Jose Mourinho repeated his claim that Chelsea are statistically the best team in England after their second successive four-goal Premiership win sent them level on points with Arsenal at the top of the Premiership table.

Chelsea have closed a five-point gap in the space of a week, but remain second as Arsenal have a superior goal difference of six. Even that margin has swung nine goals in Chelsea's favour in the two games Arsenal have failed to win.

But do not be deceived by this flattering scoreline; Chelsea were lucky to be a goal ahead at half-time and Mourinho described it as the worst 45 minutes of his four-month managerial reign. William Gallas broke the deadlock on the stroke of half-time as West Brom defended badly from a Frank Lampard corner. Three more goals flew in within 30 minutes of the second half and it was all over.

"We did the impossible and scored in the first half without creating a chance," Mourinho said. "That was very poor and we have a lot to discuss in training. We made some changes and were very good in the second half and always looked very, very dangerous. With the other results it was a fantastic day for Chelsea. That is the beauty of the game in England - if I was five or six points ahead in Portugal the title would be over.

"Over 14 matches in all competitions we have a better statistical record than Arsenal because we have won 12 and drawn two, while they have won 10 and four draws - now that gap has widened. I would say they have just been better than us in the Premiership."

After sneaking ahead on the stroke of half-time, the Portuguese manager showed he was not impressed by taking off Joe Cole and Wayne Bridge, replacing them with £30 million worth of substitutes in Arjen Robben and Ricardo Carvalho, switching Gallas out to left-back and prompting a surprise goal run.

Robben was rocking, but Gallas initially remained the biggest threat and Russell Hoult needed all his strength to tip the Frenchman's 50th-minute shot wide for a corner.

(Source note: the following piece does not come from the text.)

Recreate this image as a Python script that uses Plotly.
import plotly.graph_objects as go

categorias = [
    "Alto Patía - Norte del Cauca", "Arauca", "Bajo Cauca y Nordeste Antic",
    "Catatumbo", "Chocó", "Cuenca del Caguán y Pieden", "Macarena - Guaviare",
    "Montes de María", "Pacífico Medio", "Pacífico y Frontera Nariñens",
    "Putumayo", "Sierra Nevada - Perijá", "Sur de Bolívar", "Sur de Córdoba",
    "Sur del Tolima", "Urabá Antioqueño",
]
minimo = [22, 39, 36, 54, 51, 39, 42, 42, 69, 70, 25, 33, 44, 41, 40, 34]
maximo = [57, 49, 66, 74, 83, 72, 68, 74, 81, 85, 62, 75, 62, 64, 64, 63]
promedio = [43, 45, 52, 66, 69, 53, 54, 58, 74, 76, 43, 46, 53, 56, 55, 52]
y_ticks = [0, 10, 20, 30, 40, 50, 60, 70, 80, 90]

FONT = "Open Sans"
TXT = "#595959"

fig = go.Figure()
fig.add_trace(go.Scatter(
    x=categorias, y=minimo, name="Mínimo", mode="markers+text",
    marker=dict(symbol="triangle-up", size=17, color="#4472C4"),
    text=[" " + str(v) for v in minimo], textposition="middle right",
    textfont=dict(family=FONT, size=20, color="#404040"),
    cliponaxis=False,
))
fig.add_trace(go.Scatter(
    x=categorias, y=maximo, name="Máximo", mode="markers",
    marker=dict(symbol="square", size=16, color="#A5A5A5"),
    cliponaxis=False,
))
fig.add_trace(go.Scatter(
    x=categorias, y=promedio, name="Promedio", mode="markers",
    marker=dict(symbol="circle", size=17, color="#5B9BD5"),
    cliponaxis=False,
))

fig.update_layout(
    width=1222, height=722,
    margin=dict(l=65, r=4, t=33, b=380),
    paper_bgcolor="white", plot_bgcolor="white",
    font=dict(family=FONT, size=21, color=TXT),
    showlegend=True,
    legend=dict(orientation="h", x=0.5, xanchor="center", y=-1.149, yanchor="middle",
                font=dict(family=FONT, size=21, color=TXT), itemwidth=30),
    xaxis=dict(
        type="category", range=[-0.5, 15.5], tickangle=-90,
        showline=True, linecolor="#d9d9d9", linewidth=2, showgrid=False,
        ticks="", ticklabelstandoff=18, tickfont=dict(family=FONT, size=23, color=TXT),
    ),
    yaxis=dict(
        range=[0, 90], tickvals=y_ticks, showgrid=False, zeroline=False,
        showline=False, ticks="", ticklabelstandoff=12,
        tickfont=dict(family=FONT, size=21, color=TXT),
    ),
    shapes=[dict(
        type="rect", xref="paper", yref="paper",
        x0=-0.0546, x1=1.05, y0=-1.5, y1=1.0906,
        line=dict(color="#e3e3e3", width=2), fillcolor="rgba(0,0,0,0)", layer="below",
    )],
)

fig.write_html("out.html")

The West Brom keeper did not stand a chance when his defence left Eidur Gudjohnsen unmarked to head in Damien Duff's 51st-minute cross.

Game over? Probably, but Chelsea were still not playing that well and Zoltan Gera pulled a goal back in the 56th minute with a powerful drive.

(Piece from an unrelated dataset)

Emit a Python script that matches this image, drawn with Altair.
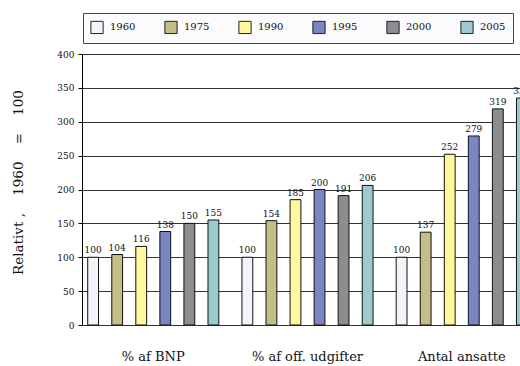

West Brom were pushing for an equaliser three minutes later when they really did lose it, Gera conceding possession to the impressive Lampard, who ran from box to box before gifting Duff the opportunity to score from just inside the West Brom area. That made it four goals between the sides in 14 minutes - so much for boring, boring Chelsea.

Lampard then added to the celebratory mood among the away fans with a sweet strike from 25 yards to score Chelsea's fourth goal with nine minutes to go.

News that Arsenal were losing at home to Southampton soon reached the Hawthorns and Chelsea thought they were going top - many left the ground in that ignorantly blissful state before no doubt later learning that Arsenal had dug out a draw to stay top.

Mourinho's tactic now is to turn up the heat even further and place his players under more pressure in the pursuit of their first title in half a century. That is why he will make changes for Tuesday's Champions' League trip to Moscow and Everton at home next week.

Lampard has now started an incredible 118 consecutive Premiership games and Mourinho said: "I have to rotate some players. I need everyone to feel their place is not safe. I want them to feel the pressure and not that they have a comfortable chair on the pitch."

On the face of it, Mourinho could not be more different than Frank Burrows, who has taken over from Gary Megson to be caretaker-manager at West Brom. But Burrows, 60, with flat cap and moustache, believes he is on the same wavelength as the black-clad Mourinho, who for 45 minutes yesterday looked like the Milk Tray man who had gone on the wrong mission. "I'm very impressed with him and what he has done in a short time at Chelsea," Burrows said. "Just because you are older, it doesn't mean you can't be modern and I'm as modern as him because I've moved with the times.

"We started well but I don't want any sympathy or charity. Games last 90 minutes, not 45, and Chelsea were the best team we have played so far this season in the second half."

Burrows made an impressive difference to West Brom's performance. Making Nwankwo Kanu captain was inspired, but Burrows is still being tipped locally to be replaced by Glenn Hoddle this week. "I've a contract until the summer and that is all I know. Honest," Burrows said.